Give the listing again character for character, but drop the images.
──────── SUPPLIED ENTRIES ────────
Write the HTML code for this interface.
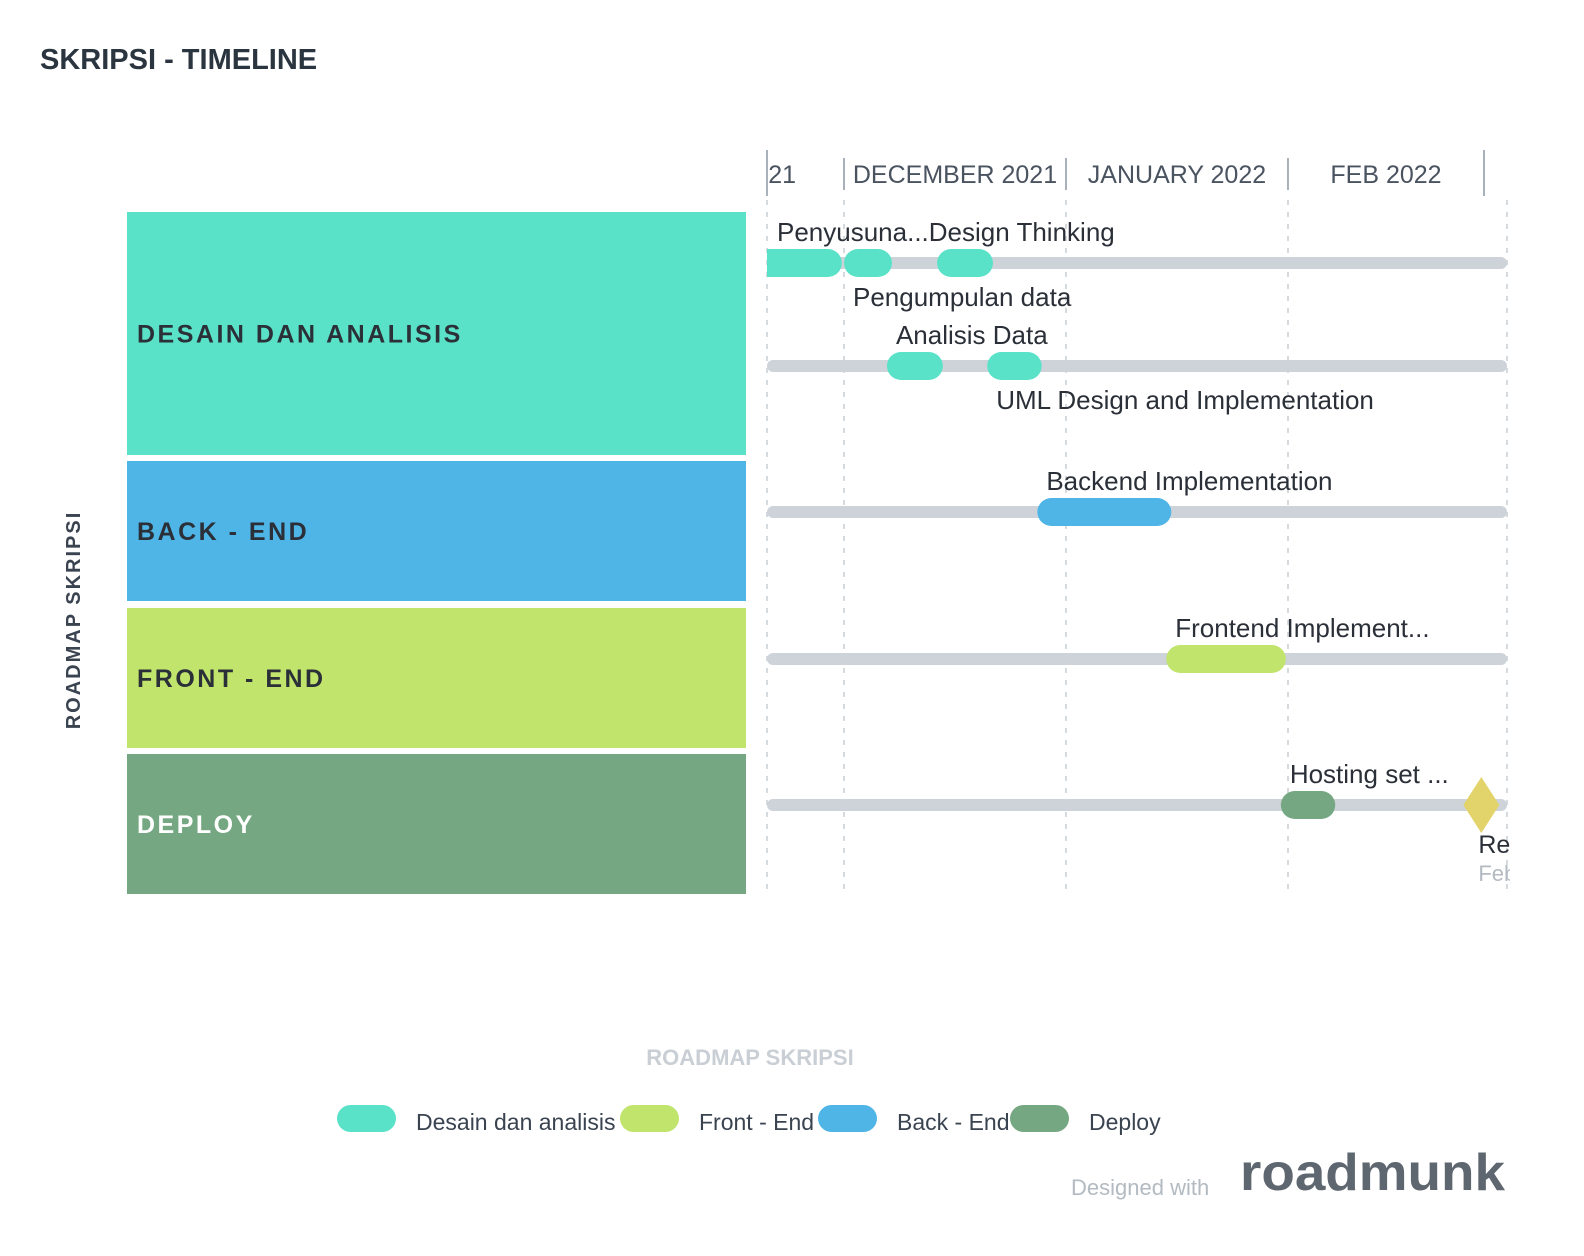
<!DOCTYPE html>
<html><head><meta charset="utf-8"><style>
body{margin:0;background:#fff;}
svg{display:block;font-family:"Liberation Sans",sans-serif;}
</style></head><body>
<svg id="chart" width="1584" height="1256" viewBox="0 0 1584 1256">
<text x="40" y="69" font-size="29" font-weight="bold" fill="#2b3540">SKRIPSI - TIMELINE</text>
<text transform="translate(80,620) rotate(-90)" text-anchor="middle" font-size="20" font-weight="bold" letter-spacing="2" fill="#3a4350">ROADMAP SKRIPSI</text>
<g id="lanes"></g>
<g id="axis"></g>
<g id="rows"></g>
<text x="750" y="1065" text-anchor="middle" font-size="22" font-weight="bold" fill="#c9cfd5">ROADMAP SKRIPSI</text>
<g id="legend"></g>
<text x="1071" y="1195" font-size="22" fill="#b3bac1">Designed with</text>
<text x="1240" y="1190" font-size="52" font-weight="bold" fill="#5e6770" textLength="265" lengthAdjust="spacingAndGlyphs">roadmunk</text>
</svg>
<script>
const NS='http://www.w3.org/2000/svg';
const monthLabels=['NOVEMBER 2021','DECEMBER 2021','JANUARY 2022','FEB 2022'];
const monthStarts=[-30,0,31,62];
const laneNames=['DESAIN DAN ANALISIS','BACK - END','FRONT - END','DEPLOY'];
const laneColors=['#5ae2c8','#4fb5e6','#c0e46c','#75a882'];
const barRow=[0,0,0,1,1,2,3,4];
const barStart=[-14,0,13,6,20,27,45,61];
const barEnd=[-0.3,6.7,20.8,13.8,27.6,45.7,61.7,68.6];
const barLane=[0,0,0,0,0,1,2,3];
const barLabels=['Penyusuna...Design Thinking','Pengumpulan data','','Analisis Data','UML Design and Implementation','Backend Implementation','Frontend Implement...','Hosting set ...'];
const milestoneDay=[89];
const legendNames=['Desain dan analisis','Front - End','Back - End','Deploy'];
const legendColors=['#5ae2c8','#c0e46c','#4fb5e6','#75a882'];

const X0=767,X1=1507,DAY0X=844,PXD=7.161;
const x=d=>DAY0X+d*PXD;
const rowY=[263,366,512,659,805];
const labelDy=[-22,43,-22,-22,43,-22,-22,-22];
const laneY=[[212,455],[461,601],[608,748],[754,894]];
function el(tag,attrs,parent,text){const e=document.createElementNS(NS,tag);for(const k in attrs)e.setAttribute(k,attrs[k]);if(text!=null)e.textContent=text;parent.appendChild(e);return e;}
const lanes=document.getElementById('lanes');
laneNames.forEach((n,i)=>{
  const r=el('rect',{x:127,y:laneY[i][0],width:619,height:laneY[i][1]-laneY[i][0],fill:laneColors[i]},lanes);
  
  
  const t=el('text',{x:137,y:(laneY[i][0]+laneY[i][1])/2+9,'font-size':25,'font-weight':'bold','letter-spacing':2.5,fill:i==3?'#ffffff':'#2b3038'},lanes,n);
  
  
});
const axis=document.getElementById('axis');
const cp=el('clipPath',{id:'cp'},axis);el('rect',{x:X0,y:0,width:X1-X0+10,height:1256},cp);
const ag=el('g',{'clip-path':'url(#cp)'},axis);
monthLabels.forEach((m,i)=>{
  const a=x(monthStarts[i]),b=i<monthLabels.length-1?x(monthStarts[i+1]):1484;
  const t=el('text',{x:i==0?b-48:(a+b)/2,y:183,'text-anchor':i==0?'end':'middle','font-size':25,fill:'#4a5360'},ag,m);
  
  
  if(i>0){const l=el('line',{x1:a,x2:a,y1:158,y2:190,stroke:'#a9b2bb','stroke-width':2},axis);
  
  }
});
el('line',{x1:X0,x2:X0,y1:150,y2:196,stroke:'#a9b2bb','stroke-width':2},axis);
el('line',{x1:1484,x2:1484,y1:150,y2:196,stroke:'#a9b2bb','stroke-width':2},axis);
[X0,x(0),x(31),x(62),X1].forEach(gx=>{
  const g=el('line',{x1:gx,x2:gx,y1:200,y2:895,stroke:'#d5dadf','stroke-width':2,'stroke-dasharray':'5,7'},axis);
  
  
});
const rows=document.getElementById('rows');
rowY.forEach(y=>{
  const l=el('line',{x1:X0+6,x2:X1-6,y1:y,y2:y,stroke:'#cdd3d9','stroke-width':12,'stroke-linecap':'round'},rows);
  
  
});
const bg=el('g',{'clip-path':'url(#cp)'},rows);
barStart.forEach((s,i)=>{
  const a=x(s),b=x(barEnd[i]),y=rowY[barRow[i]];
  const r=el('rect',{x:a,y:y-14,width:b-a,height:28,rx:14,fill:laneColors[barLane[i]]},bg);
  
  
  if(barLabels[i]){
    const t=el('text',{x:Math.max(X0+10,a+9),y:y+labelDy[i],'font-size':26,fill:'#2b3038'},rows,barLabels[i]);
    
    
  }
});
milestoneDay.forEach(d=>{
  const cx=x(d),y=rowY[4];
  const p=el('polygon',{points:`${cx},${y-28} ${cx+18},${y} ${cx},${y+28} ${cx-18},${y}`,fill:'#e2d46a'},rows);
  
  
  const cl=el('clipPath',{id:'cp2'},rows);el('rect',{x:0,y:0,width:X1+3,height:1256},cl);
  const g2=el('g',{'clip-path':'url(#cp2)'},rows);
  const t=el('text',{x:cx-3,y:y+48,'font-size':25,fill:'#2b3038'},g2,'Release');
  
  
  const t2=el('text',{x:cx-3,y:y+76,'font-size':22,fill:'#b3bac1'},g2,'Feb');
  
  
});
const lg=document.getElementById('legend');
const lx=[337,620,818,1010];
legendNames.forEach((n,i)=>{
  const r=el('rect',{x:lx[i],y:1105,width:59,height:27,rx:13.5,fill:legendColors[i]},lg);
  
  
  const t=el('text',{x:lx[i]+79,y:1130,'font-size':23,fill:'#3a4350'},lg,n);
  
  
});
</script>
</body></html>
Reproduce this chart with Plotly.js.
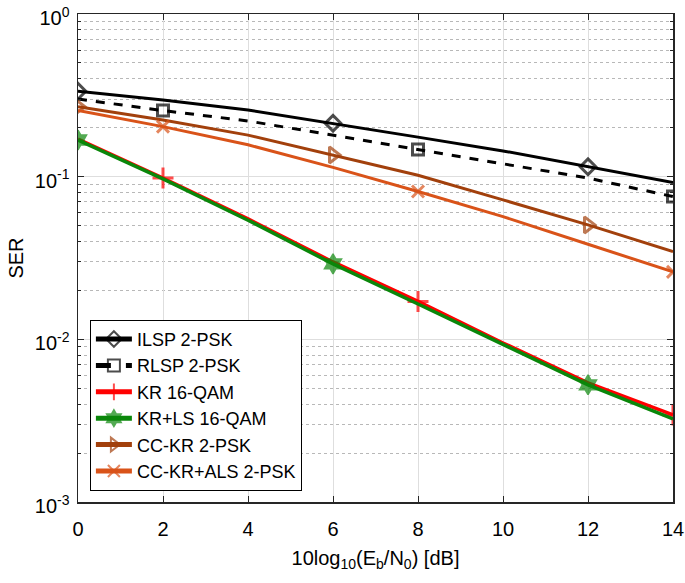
────────
* _EXERCISE ANSWER_:
Write the HTML code for this interface.
<!DOCTYPE html>
<html><head><meta charset="utf-8"><style>
body{margin:0;background:#fff;}
svg{display:block;font-family:"Liberation Sans",sans-serif;}
</style></head><body>
<svg id="chart" width="1584" height="1256" viewBox="0 0 1584 1256">
<text x="40" y="69" font-size="29" font-weight="bold" fill="#2b3540">SKRIPSI - TIMELINE</text>
<text transform="translate(80,620) rotate(-90)" text-anchor="middle" font-size="20" font-weight="bold" letter-spacing="2" fill="#3a4350">ROADMAP SKRIPSI</text>
<g id="lanes"></g>
<g id="axis"></g>
<g id="rows"></g>
<text x="750" y="1065" text-anchor="middle" font-size="22" font-weight="bold" fill="#c9cfd5">ROADMAP SKRIPSI</text>
<g id="legend"></g>
<text x="1071" y="1195" font-size="22" fill="#b3bac1">Designed with</text>
<text x="1240" y="1190" font-size="52" font-weight="bold" fill="#5e6770" textLength="265" lengthAdjust="spacingAndGlyphs">roadmunk</text>
</svg>
<script>
const NS='http://www.w3.org/2000/svg';
const monthLabels=['NOVEMBER 2021','DECEMBER 2021','JANUARY 2022','FEB 2022'];
const monthStarts=[-30,0,31,62];
const laneNames=['DESAIN DAN ANALISIS','BACK - END','FRONT - END','DEPLOY'];
const laneColors=['#5ae2c8','#4fb5e6','#c0e46c','#75a882'];
const barRow=[0,0,0,1,1,2,3,4];
const barStart=[-14,0,13,6,20,27,45,61];
const barEnd=[-0.3,6.7,20.8,13.8,27.6,45.7,61.7,68.6];
const barLane=[0,0,0,0,0,1,2,3];
const barLabels=['Penyusuna...Design Thinking','Pengumpulan data','','Analisis Data','UML Design and Implementation','Backend Implementation','Frontend Implement...','Hosting set ...'];
const milestoneDay=[89];
const legendNames=['Desain dan analisis','Front - End','Back - End','Deploy'];
const legendColors=['#5ae2c8','#c0e46c','#4fb5e6','#75a882'];

const X0=767,X1=1507,DAY0X=844,PXD=7.161;
const x=d=>DAY0X+d*PXD;
const rowY=[263,366,512,659,805];
const labelDy=[-22,43,-22,-22,43,-22,-22,-22];
const laneY=[[212,455],[461,601],[608,748],[754,894]];
function el(tag,attrs,parent,text){const e=document.createElementNS(NS,tag);for(const k in attrs)e.setAttribute(k,attrs[k]);if(text!=null)e.textContent=text;parent.appendChild(e);return e;}
const lanes=document.getElementById('lanes');
laneNames.forEach((n,i)=>{
  const r=el('rect',{x:127,y:laneY[i][0],width:619,height:laneY[i][1]-laneY[i][0],fill:laneColors[i]},lanes);
  
  
  const t=el('text',{x:137,y:(laneY[i][0]+laneY[i][1])/2+9,'font-size':25,'font-weight':'bold','letter-spacing':2.5,fill:i==3?'#ffffff':'#2b3038'},lanes,n);
  
  
});
const axis=document.getElementById('axis');
const cp=el('clipPath',{id:'cp'},axis);el('rect',{x:X0,y:0,width:X1-X0+10,height:1256},cp);
const ag=el('g',{'clip-path':'url(#cp)'},axis);
monthLabels.forEach((m,i)=>{
  const a=x(monthStarts[i]),b=i<monthLabels.length-1?x(monthStarts[i+1]):1484;
  const t=el('text',{x:i==0?b-48:(a+b)/2,y:183,'text-anchor':i==0?'end':'middle','font-size':25,fill:'#4a5360'},ag,m);
  
  
  if(i>0){const l=el('line',{x1:a,x2:a,y1:158,y2:190,stroke:'#a9b2bb','stroke-width':2},axis);
  
  }
});
el('line',{x1:X0,x2:X0,y1:150,y2:196,stroke:'#a9b2bb','stroke-width':2},axis);
el('line',{x1:1484,x2:1484,y1:150,y2:196,stroke:'#a9b2bb','stroke-width':2},axis);
[X0,x(0),x(31),x(62),X1].forEach(gx=>{
  const g=el('line',{x1:gx,x2:gx,y1:200,y2:895,stroke:'#d5dadf','stroke-width':2,'stroke-dasharray':'5,7'},axis);
  
  
});
const rows=document.getElementById('rows');
rowY.forEach(y=>{
  const l=el('line',{x1:X0+6,x2:X1-6,y1:y,y2:y,stroke:'#cdd3d9','stroke-width':12,'stroke-linecap':'round'},rows);
  
  
});
const bg=el('g',{'clip-path':'url(#cp)'},rows);
barStart.forEach((s,i)=>{
  const a=x(s),b=x(barEnd[i]),y=rowY[barRow[i]];
  const r=el('rect',{x:a,y:y-14,width:b-a,height:28,rx:14,fill:laneColors[barLane[i]]},bg);
  
  
  if(barLabels[i]){
    const t=el('text',{x:Math.max(X0+10,a+9),y:y+labelDy[i],'font-size':26,fill:'#2b3038'},rows,barLabels[i]);
    
    
  }
});
milestoneDay.forEach(d=>{
  const cx=x(d),y=rowY[4];
  const p=el('polygon',{points:`${cx},${y-28} ${cx+18},${y} ${cx},${y+28} ${cx-18},${y}`,fill:'#e2d46a'},rows);
  
  
  const cl=el('clipPath',{id:'cp2'},rows);el('rect',{x:0,y:0,width:X1+3,height:1256},cl);
  const g2=el('g',{'clip-path':'url(#cp2)'},rows);
  const t=el('text',{x:cx-3,y:y+48,'font-size':25,fill:'#2b3038'},g2,'Release');
  
  
  const t2=el('text',{x:cx-3,y:y+76,'font-size':22,fill:'#b3bac1'},g2,'Feb');
  
  
});
const lg=document.getElementById('legend');
const lx=[337,620,818,1010];
legendNames.forEach((n,i)=>{
  const r=el('rect',{x:lx[i],y:1105,width:59,height:27,rx:13.5,fill:legendColors[i]},lg);
  
  
  const t=el('text',{x:lx[i]+79,y:1130,'font-size':23,fill:'#3a4350'},lg,n);
  
  
});
</script>
</body></html>
Reproduce this chart with Plotly.js.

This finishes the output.